* _Given information_

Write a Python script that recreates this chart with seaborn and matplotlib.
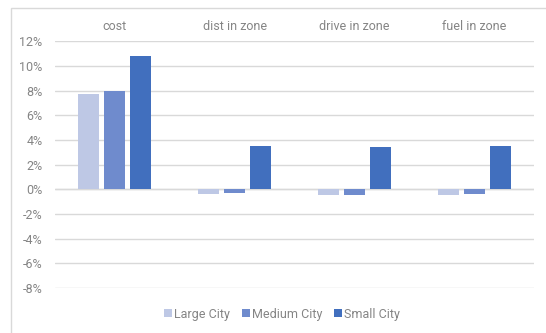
import matplotlib
matplotlib.use("Agg")
import matplotlib.pyplot as plt
import seaborn as sns
import pandas as pd
from matplotlib.patches import Rectangle
from matplotlib.ticker import FuncFormatter, MultipleLocator

categories = ["cost", "dist in zone", "drive in zone", "fuel in zone"]
series_names = ["Large City", "Medium City", "Small City"]
large_city = [7.7, -0.4, -0.5, -0.5]
medium_city = [8.0, -0.3, -0.45, -0.38]
small_city = [10.8, 3.5, 3.45, 3.5]
colors = ["#BEC8E5", "#6F8BCD", "#416FBE"]

rows = []
for name, vals in zip(series_names, [large_city, medium_city, small_city]):
    for c, v in zip(categories, vals):
        rows.append({"category": c, "city": name, "value": v})
df = pd.DataFrame(rows)

sns.set_theme(style="white")
plt.rcParams["font.family"] = ["Roboto", "DejaVu Sans"]
text_color = "#858585"

fig = plt.figure(figsize=(5.46, 3.33), dpi=100)
ax = fig.add_axes([55/546, (333-288)/333, (534-55)/546, (288-41.3)/333])

sns.barplot(data=df, x="category", y="value", hue="city", order=categories,
            hue_order=series_names, palette=colors, width=0.65, gap=0.19,
            ax=ax, saturation=1, edgecolor="none", legend=True)

ax.set_ylim(-8, 12)
ax.set_xlim(-0.5, 3.5)
ax.yaxis.set_major_locator(MultipleLocator(2))
ax.yaxis.set_major_formatter(FuncFormatter(lambda v, p: f"{int(round(v))}%"))
ax.grid(axis="y", color="#D9D9D9", linewidth=1)
ax.set_axisbelow(True)
for s in ax.spines.values():
    s.set_visible(False)
ax.axhline(0, color="#D9D9D9", linewidth=1, zorder=0.5)
ax.xaxis.tick_top()
ax.tick_params(axis="x", length=0, pad=6, labelsize=9, labelcolor=text_color)
ax.tick_params(axis="y", length=0, pad=9, labelsize=9, labelcolor=text_color)
ax.set_xlabel("")
ax.set_ylabel("")

handles, labels = ax.get_legend_handles_labels()
ax.get_legend().remove()
leg = fig.legend(handles, labels, loc="center", bbox_to_anchor=(0.517, 0.057), ncol=3,
                 frameon=False, fontsize=9, handlelength=0.6, handleheight=0.6,
                 handletextpad=0.2, columnspacing=0.95, labelcolor=text_color)

fig.patches.append(Rectangle((11/546, -0.1), 1.2, (333-8)/333 + 0.1, transform=fig.transFigure,
                             fill=False, edgecolor="#D9D9D9", linewidth=1, figure=fig))

fig.savefig("out.png", dpi=100)
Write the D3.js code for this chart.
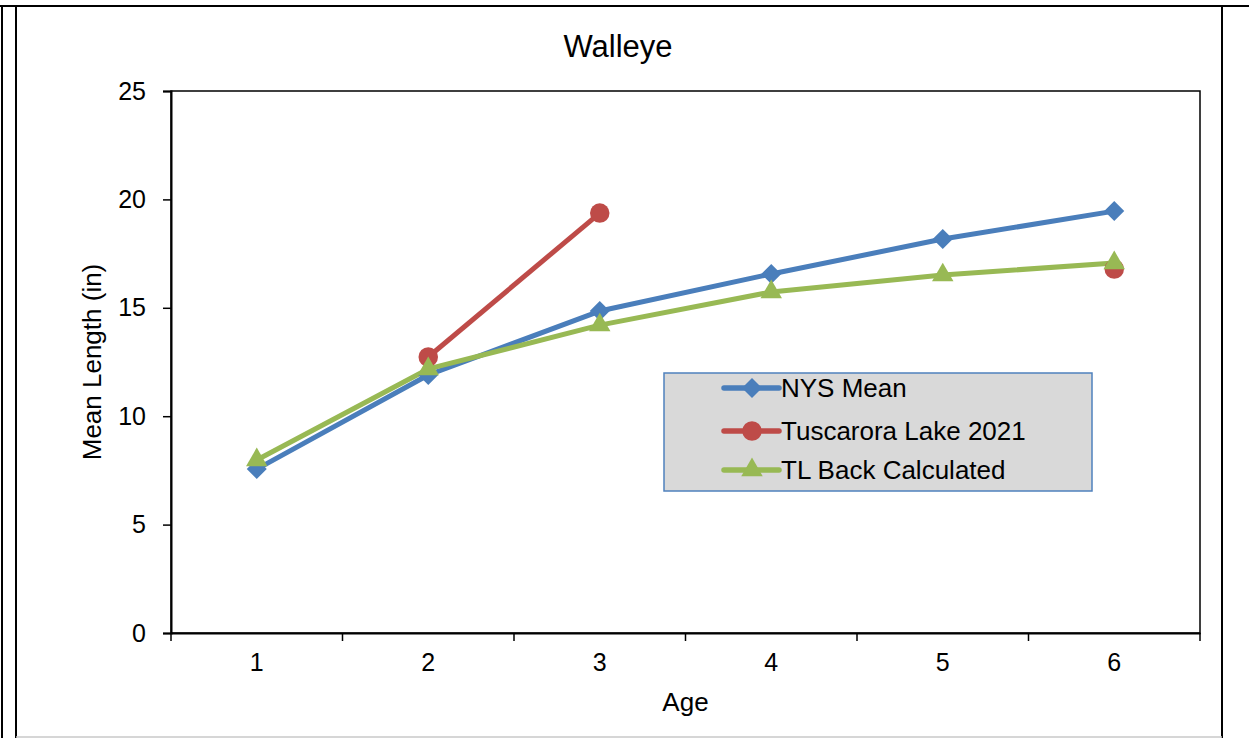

* _Task statement_
Using the material above, count the lines containing the word "Write". Reply with the number alone.

* _Response to the exercise_
2